When you push yourself to run when you don’t feel like it….To run faster, farther, and for longer than you want without the crowd, without the finish line, without the medal; you are better for it. You are a better runner. You erase doubts. You gain confidence in yourself and your abilities. Because the biggest truth is if you can’t do it when no one is looking, it will be almost impossible when everyone is.
So find your Why? Find your inner voice. Do what you know not only needs to be done, but what you know you can do if you allow yourself to do it. When I started training this cycle, I had my doubts. I had trouble completing 3 miles. I’ve been plugging away. Then last night, I noticed something. I ran my 5 miles and could have kept going. I felt good. I felt confident. This is what training does not just to the body, but to the mind.
We all have them. We all have the thought of how things should be. The what if? The maybe it will happen this way. Maybe it should happen this way. The if then thought process.
What happens when things don’t live up to these expectations which more often than not is true. Sometimes these expectations are not based in reality. Sometimes we don’t like the reality. Sometimes we ignore the reality to our own peril. Sometimes we think our expectations weren’t so lofty, but in reflection we realize that we didn’t prepare for the reality of life and how it doesn’t always measure up to our great expectations. That’s ok too because while not what we thought it would be, sometimes reality isn’t as bad as we think as long as we can let go of the expectations
I’ll be honest. I’ve been on my Natpara for a few months now. It has been amazing the changes. On face value, I could not ask for more but… I had great expecations.
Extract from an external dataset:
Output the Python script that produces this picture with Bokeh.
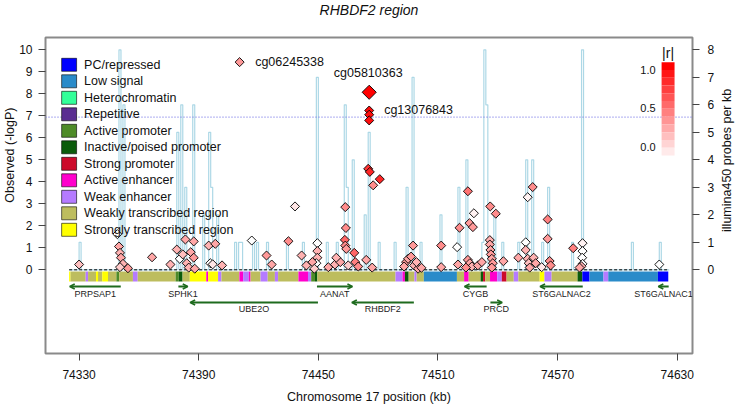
import math
import numpy as np
from bokeh.plotting import figure
from bokeh.models import Range1d, LinearAxis, FixedTicker, Arrow, OpenHead, Title
from bokeh.embed import file_html
from bokeh.resources import INLINE
from bokeh.core.properties import value

FONT = "Liberation Sans"

# ---------------- data ----------------
x_ticks = [74330, 74390, 74450, 74510, 74570, 74630]
y_ticks = list(range(0, 11))
y2_ticks = list(range(0, 9))
region_start, region_end = 74325.0, 74625.5
threshold = 6.94

state_names = ["PC/repressed", "Low signal", "Heterochromatin", "Repetitive",
               "Active promoter", "Inactive/poised promoter", "Strong promoter",
               "Active enhancer", "Weak enhancer", "Weakly transcribed region",
               "Strongly transcribed region"]
state_colors = ["#0000FF", "#2A8BC9", "#33FF99", "#5A2D91", "#4E8B28", "#0B5B0B",
                "#CC0A2A", "#FF00CC", "#B57BFF", "#BDBD5E", "#FFFF00"]

seg_start = [74325.0, 74325.7, 74333.3, 74334.5, 74338.5, 74339.5, 74341.6, 74344.5, 74348.7,
             74350.1, 74357.0, 74359.4, 74378.4, 74380.0, 74381.9, 74385.5, 74393.8, 74394.7,
             74399.7, 74401.4, 74410.4, 74412.3, 74415.1, 74416.0, 74421.0, 74424.6, 74428.2,
             74429.8, 74440.0, 74444.8, 74446.4, 74448.3, 74449.5, 74488.7, 74492.2, 74493.4,
             74495.3, 74498.2, 74499.3, 74502.9, 74519.5, 74523.1, 74525.4, 74531.4, 74532.6,
             74533.7, 74536.1, 74539.7, 74542.0, 74544.4, 74548.0, 74550.3, 74561.0, 74563.4,
             74567.0, 74580.0, 74582.4, 74586.0, 74593.0, 74595.4, 74620.3]
seg_end = seg_start[1:] + [74625.5]
seg_state = [10, 9, 8, 9, 10, 9, 10, 9, 4,
             9, 8, 9, 4, 5, 9, 10, 7, 10,
             8, 9, 7, 8, 7, 9, 8, 9, 8,
             9, 7, 8, 4, 5, 9, 8, 7, 5,
             9, 8, 9, 1, 9, 7, 9, 5, 6,
             9, 7, 8, 6, 9, 8, 9, 10, 8,
             9, 5, 0, 1, 8, 1, 0]

gene_names = ["PRPSAP1", "SPHK1", "UBE2O", "AANAT", "RHBDF2", "CYGB", "PRCD",
              "ST6GALNAC2", "ST6GALNAC1"]
gene_start = [74325.3, 74379.8, 74385.7, 74449.3, 74466.8, 74523.3, 74536.3, 74561.2, 74620.5]
gene_end = [74350.9, 74384.5, 74449.8, 74467.1, 74497.9, 74534.4, 74542.2, 74582.6, 74625.7]
gene_strand = ["-", "+", "-", "+", "-", "-", "+", "-", "-"]
gene_row = [0, 0, 1, 0, 1, 0, 1, 0, 0]

hist_kb = [74330, 74350, 74352, 74379, 74381, 74383, 74387, 74392, 74395, 74396, 74399,
           74408, 74410, 74411, 74417, 74419, 74424, 74434, 74442, 74449, 74454, 74459,
           74463, 74464, 74467, 74473, 74475, 74480, 74488, 74494, 74497, 74501, 74511,
           74520, 74524, 74532, 74533, 74534, 74538, 74542, 74550, 74554, 74557, 74562,
           74565, 74577, 74582, 74607, 74621]
hist_n = [1, 8, 6, 5, 6, 3, 6, 2, 5, 3, 2,
          1, 1, 1, 1, 1, 1, 1, 1, 7, 1, 1,
          6, 3, 4, 2, 5, 1, 1, 3, 7, 1, 2,
          3, 4, 1, 8, 6, 2, 1, 1, 4, 4, 1,
          3, 1, 8, 1, 1]

cpg_kb = [74330.0, 74349.2, 74350.0, 74350.5, 74351.0, 74352.0, 74354.5, 74350.5, 74366.6, 74375.8,
          74379.0, 74383.3, 74387.5, 74380.5, 74382.0, 74384.0, 74386.0, 74387.5, 74385.0, 74388.0,
          74395.0, 74398.3, 74395.8, 74397.0, 74401.7, 74416.6, 74424.0, 74426.6, 74435.0, 74438.3,
          74441.6, 74444.0, 74449.5, 74449.5, 74449.5, 74449.0, 74447.0, 74448.0, 74455.0, 74458.3,
          74463.5, 74463.8, 74463.3, 74463.5, 74464.0, 74468.0, 74468.5, 74470.0, 74474.0, 74477.0,
          74475.0, 74475.8, 74480.8, 74477.5, 74461.0, 74459.0, 74465.0, 74494.0, 74495.0, 74496.5,
          74497.5, 74493.0, 74498.0, 74500.0, 74511.6, 74511.6, 74519.6, 74520.8, 74525.0, 74525.8,
          74527.5, 74528.0, 74520.0, 74525.0, 74526.0, 74527.0, 74524.0, 74530.0, 74532.0, 74536.0,
          74536.0, 74536.3, 74536.5, 74537.0, 74537.5, 74537.0, 74536.2, 74539.0, 74542.8, 74550.3,
          74554.0, 74554.0, 74555.0, 74555.5, 74556.0, 74555.0, 74557.5, 74558.0, 74559.0, 74562.0,
          74565.0, 74565.0, 74566.0, 74566.5, 74577.8, 74582.5, 74582.5, 74582.3, 74582.5, 74582.0,
          74581.0, 74621.0, 74475.5, 74475.5, 74475.5, 74410.5, 74499.2, 74501.7]
cpg_logp = [0.24, 1.62, 1.06, 0.77, 0.55, 0.27, 0.07, 0.12, 0.57, 0.24,
            0.92, 1.38, 1.29, 0.50, 0.70, 0.30, 0.80, 0.55, 0.10, 0.05,
            1.10, 1.18, 0.30, 0.25, 0.20, 1.33, 0.65, 0.24, 1.30, 2.88,
            0.65, 0.20, 1.21, 0.85, 0.55, 0.30, 0.35, 0.05, 0.12, 0.24,
            2.85, 1.90, 1.36, 1.10, 0.95, 0.77, 0.35, 0.15, 0.45, 0.10,
            4.59, 4.45, 4.12, 3.84, 0.35, 0.55, 0.20, 0.35, 0.50, 0.60,
            1.10, 0.15, 0.20, 0.05, 1.10, 0.12, 1.03, 1.91, 3.57, 2.12,
            1.94, 2.57, 0.24, 0.45, 0.30, 0.15, 0.10, 0.20, 0.35, 1.35,
            1.15, 0.90, 0.70, 0.50, 0.30, 0.10, 2.88, 2.55, 0.39, 0.55,
            1.25, 0.90, 0.50, 0.30, 0.10, 3.30, 3.76, 0.55, 0.30, 0.12,
            2.29, 1.41, 0.40, 0.20, 0.98, 1.21, 0.85, 0.55, 0.27, 0.16,
            0.10, 0.24, 7.24, 7.05, 6.79, 9.44, 0.35, 0.09]
cpg_r = [0.25, 0.00, 0.35, 0.30, 0.35, 0.30, 0.40, 0.20, 0.35, 0.30,
         0.30, 0.35, 0.35, 0.00, 0.25, 0.30, 0.35, 0.40, 0.30, 0.35,
         0.30, 0.35, 0.00, 0.10, 0.30, 0.00, 0.40, 0.35, 0.45, 0.10,
         0.30, 0.30, 0.00, 0.30, 0.30, 0.00, 0.35, 0.20, 0.35, 0.30,
         0.45, 0.45, 0.60, 0.45, 0.40, 0.60, 0.50, 0.45, 0.35, 0.35,
         0.80, 0.85, 0.85, 0.45, 0.35, 0.30, 0.20, 0.40, 0.35, 0.40,
         0.40, 0.35, 0.30, 0.35, 0.45, 0.35, 0.00, 0.45, 0.55, 0.40,
         0.40, 0.05, 0.35, 0.40, 0.35, 0.30, 0.45, 0.35, 0.35, 0.30,
         0.35, 0.35, 0.40, 0.35, 0.40, 0.40, 0.45, 0.45, 0.35, 0.35,
         0.00, 0.30, 0.30, 0.25, 0.35, 0.05, 0.45, 0.30, 0.35, 0.10,
         0.50, 0.40, 0.45, 0.45, 0.50, 0.05, 0.00, 0.00, 0.00, 0.30,
         0.35, 0.00, 0.95, 0.95, 0.95, 0.40, 0.30, 0.35]

lead_kb, lead_logp, lead_r = 74475.5, 8.07, 1.0
label_names = ["cg05810363", "cg13076843", "cg06245338"]
y_label = "Observed (-logP)"
y2_label = "illumina450 probes per kb"
x_label = "Chromosome 17 position (kb)"
title_text = "RHBDF2 region"

# ---------------- layout helpers (page pixel -> data) ----------------
FL, FR, FT, FB = 43, 692, 37, 353          # frame edges in page pixels
XR = (74330 - (76.7 - FL) / 2.0, 74330 + (FR - 76.7) / 2.0)
YR = (-(FB - 269.3) / 22.0, (269.3 - FT) / 22.0)
Y2R = (-(FB - 269.3) / 27.5, (269.3 - FT) / 27.5)


def px(x):
    return XR[0] + (x - FL) / 2.0


def py(y):
    return (269.3 - y) / 22.0


def rcol(r):
    g = int(round(255 * (1 - r)))
    return "#%02X%02X%02X" % (255, g, g)


p = figure(width=745, height=406, x_range=Range1d(*XR), y_range=Range1d(*YR),
           output_backend="svg", toolbar_location=None, title=None,
           min_border_left=FL, min_border_right=745 - FR, min_border_top=FT,
           min_border_bottom=406 - FB)
p.extra_y_ranges = {"probes": Range1d(*Y2R)}
p.xgrid.visible = False
p.ygrid.visible = False
p.outline_line_color = "#8A8A8A"
p.outline_line_width = 2
p.background_fill_color = "white"

# spacer panel between frame and title, then the title itself
p.add_layout(Title(text=" ", text_font_size="1px", standoff=19), "above")
p.add_layout(Title(text=title_text, align="center", standoff=-4, text_font=FONT,
                   text_font_size="14px", text_font_style="italic", text_color="#111111"),
             "above")


def style_axis(ax, standoff):
    ax.axis_line_color = None
    ax.major_tick_line_color = "#444444"
    ax.major_tick_in = 0
    ax.major_tick_out = 7
    ax.minor_tick_line_color = None
    ax.major_label_text_font = FONT
    ax.major_label_text_font_size = "12px"
    ax.major_label_text_color = "#111111"
    ax.major_label_standoff = standoff
    ax.axis_label_text_font = FONT
    ax.axis_label_text_font_size = "12.5px"
    ax.axis_label_text_font_style = "normal"
    ax.axis_label_text_color = "#111111"


p.xaxis.ticker = FixedTicker(ticks=x_ticks)
p.yaxis.ticker = FixedTicker(ticks=y_ticks)
style_axis(p.xaxis[0], 9)
style_axis(p.yaxis[0], 6)
p.xaxis.axis_label = x_label
p.xaxis.axis_label_standoff = 8
p.yaxis.major_label_orientation = "horizontal"
ax2 = LinearAxis(y_range_name="probes", ticker=FixedTicker(ticks=y2_ticks))
style_axis(ax2, 8)
p.add_layout(ax2, "right")

# left axis title: reads bottom-to-top, its upper end ~70 px below the frame top
p.add_layout(Title(text=y_label, align="right", offset=70, standoff=0,
                   text_font=FONT, text_font_size="12.5px", text_font_style="normal",
                   text_color="#111111"), "left")

# right axis title: reads bottom-to-top as in the reference
props = ax2.properties()
if "axis_label_orientation" in props and "axis_label_align" in props:
    # anchored at the bottom of the axis; non-breaking spaces lift the words to
    # the span they occupy in the reference
    ax2.axis_label = "\u00a0" * 35 + y2_label
    ax2.axis_label_orientation = math.pi / 2
    ax2.axis_label_align = "start"
    ax2.axis_label_standoff = 10
elif "axis_label_orientation" in props:
    ax2.axis_label = y2_label
    ax2.axis_label_orientation = math.pi / 2
    ax2.axis_label_standoff = 10
else:
    p.add_layout(Title(text=y2_label, align="left", offset=50, standoff=12,
                       text_font=FONT, text_font_size="12.5px", text_font_style="normal",
                       text_color="#111111"), "right")

# probes-per-kb step histogram
edges = np.arange(region_start, region_end, 1.0)
counts = np.zeros(len(edges))
for k, n in zip(hist_kb, hist_n):
    counts[int(k - region_start)] = n
p.step(np.append(edges, edges[-1] + 1), np.append(counts, 0), mode="after",
       y_range_name="probes", line_color="#ADD8E6", line_width=1.2)

# chromatin state bar
p.quad(left=seg_start, right=seg_end, bottom=py(281), top=py(271),
       fill_color=[state_colors[s] for s in seg_state], line_color=None)

# reference lines
p.line([region_start, region_end], [0, 0], line_color="black", line_dash="3 2", line_width=1)
p.line([XR[0], XR[1]], [threshold, threshold], line_color="#7C7CE6", line_dash="1 2", line_width=1.4)

# genes
row_arrow_y = [py(286), py(302)]
row_label_y = [py(293.5), py(308.5)]
gcol = "#1E6B1E"
for name, a, b, s, r in zip(gene_names, gene_start, gene_end, gene_strand, gene_row):
    xs, xe = (b, a) if s == "-" else (a, b)
    p.add_layout(Arrow(x_start=xs, y_start=row_arrow_y[r], x_end=xe, y_end=row_arrow_y[r],
                       line_color=gcol, line_width=2,
                       end=OpenHead(size=5, line_color=gcol, line_width=1.6)))
p.text(x=[(a + b) / 2 for a, b in zip(gene_start, gene_end)],
       y=[row_label_y[r] for r in gene_row], text=gene_names,
       text_font=value(FONT), text_font_size="9px", text_color="#222222",
       text_align="center", text_baseline="middle")

# CpG points
p.scatter(cpg_kb, cpg_logp, marker="square", angle=np.pi / 4, size=6.4,
          fill_color=[rcol(r) for r in cpg_r], line_color="black", line_width=0.9)
p.scatter([lead_kb], [lead_logp], marker="square", angle=np.pi / 4, size=10,
          fill_color=rcol(lead_r), line_color="black", line_width=0.9)

# probe labels
p.text(x=[px(366.7)], y=[py(72.7)], text=[label_names[0]], text_font=value(FONT),
       text_font_size="12.5px", text_align="center", text_baseline="middle", text_color="#111111")
p.text(x=[px(382.7)], y=[py(109)], text=[label_names[1]], text_font=value(FONT),
       text_font_size="12.5px", text_align="left", text_baseline="middle", text_color="#111111")
p.text(x=[px(253.3)], y=[py(61.7)], text=[label_names[2]], text_font=value(FONT),
       text_font_size="12.5px", text_align="left", text_baseline="middle", text_color="#111111")

# legend of chromatin states
rows_y = [64.3 + 16.5 * i for i in range(len(state_names))]
p.rect(x=[px(66.7)] * len(rows_y), y=[py(v) for v in rows_y], width=7.5, height=13.0 / 22.0,
       fill_color=state_colors, line_color="black", line_width=0.6)
p.text(x=[px(81.7)] * len(rows_y), y=[py(v) for v in rows_y], text=state_names,
       text_font=value(FONT), text_font_size="12.5px", text_color="#111111",
       text_align="left", text_baseline="middle")

# |r| colour bar
nb = 12
top_px, bot_px = 61.7, 155.0
hb = (bot_px - top_px) / nb
p.quad(left=[px(661)] * nb, right=[px(674)] * nb,
       top=[py(top_px + i * hb) for i in range(nb)],
       bottom=[py(top_px + (i + 1) * hb) for i in range(nb)],
       fill_color=[rcol(1 - i / nb) for i in range(nb)], line_color=None)
p.text(x=[px(655)] * 3, y=[py(69), py(107.7), py(146.5)], text=["1.0", "0.5", "0.0"],
       text_font=value(FONT), text_font_size="11px", text_color="#111111",
       text_align="right", text_baseline="middle")
p.text(x=[px(667.5)], y=[py(52)], text=["|r|"], text_font=value(FONT), text_font_size="14px",
       text_color="#111111", text_align="center", text_baseline="middle")

open("out.html", "w").write(file_html(p, INLINE))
I thought that taking it would be like a reset to prior to my surgery and I could just take one shot a day and go about my life.
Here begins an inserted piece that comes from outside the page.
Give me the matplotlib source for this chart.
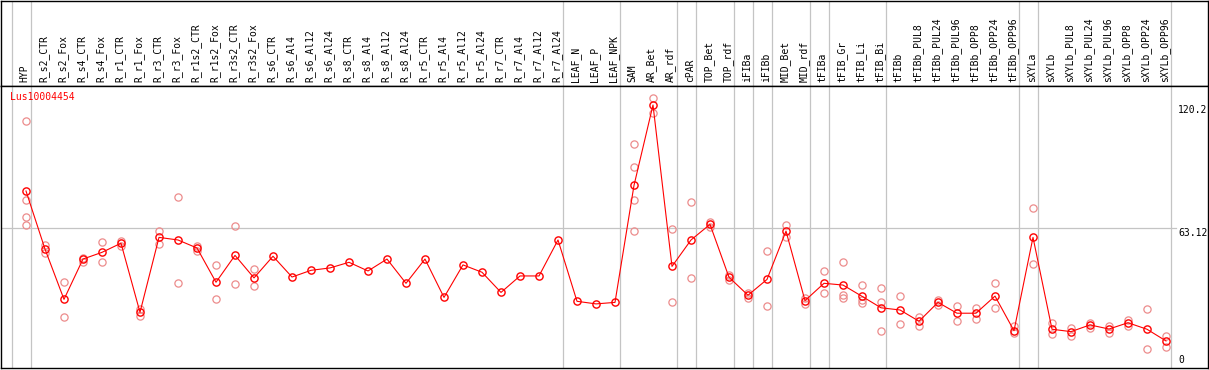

Reality…..The one shot a day has given me so much back including being more friendly on my kidneys. No more muscle cramps, muscle spasms, dead tired beyond tired, and all the other fun side effects of being Hypopara. Reality is pretty darn good. My expecations though were overblown. I thought that I would no longer need to keep a pill box and reminder to take my calcium and other supplements. Yes, I’m taking much less calcium now but I thought I’d be taking none.
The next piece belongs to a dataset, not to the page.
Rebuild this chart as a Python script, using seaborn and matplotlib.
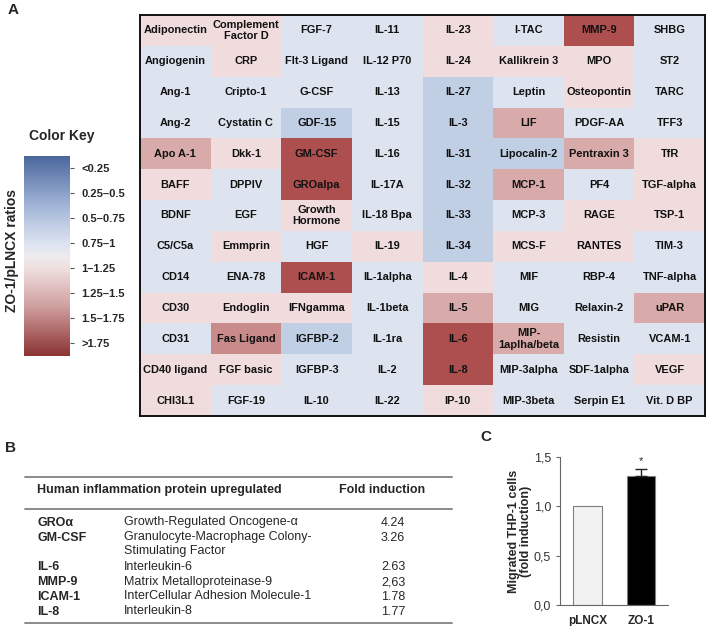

And while my running has improved exponentially, I am still out of shape. I still need to walk. I am still not where I was or thought I would be. I still need a reset of expectations. Expectations are not reality but a dream. They are goals. They are a driving force, but when life doesn’t live up to them you have two choices. You can choose to be disappointed or you can choose to look around, accept and appreciate the reality of where you are on a given point in your life.
Sometimes with running, we get so focused on the hitting a certain time, training a certain way, or realizing that maybe we can get to the finish line but we must adjust our expectations to do so. It’s easier said than done, but reality is what it is. Training will be what it will be and each person must do what is right for them and their body. Sometimes it’s all about what we are willing to accept. I have learned to accept a 6 hour marathon time when once I had dreams of a 4:15. If I had not faced the reality of where my body was last year, I would have been disappointed with that 6 plus our time but to date it was my favorite marathon.
Truthfully in the recess of my mind, I still dream of the 4:30/4:15 marathon. Reality is that will never happen for various reasons. Although I never say never. Truthfully, I believe that this year I might be able to make a 5:30 time and 5:00 if I’m lucky. Is it where I would want to be? Nope. Is it honestly where I will most likely be? Probably. If I did not adjust my expectations/goals, I would not be able to enjoy the process and the eventual finish. I can do this. I will get there, but only if I am honest with where I am right now.
Another year. Another race. Maybe I can adjust those great expecations, but for now…. I would rather do what I can than not do anything at all. That is the point.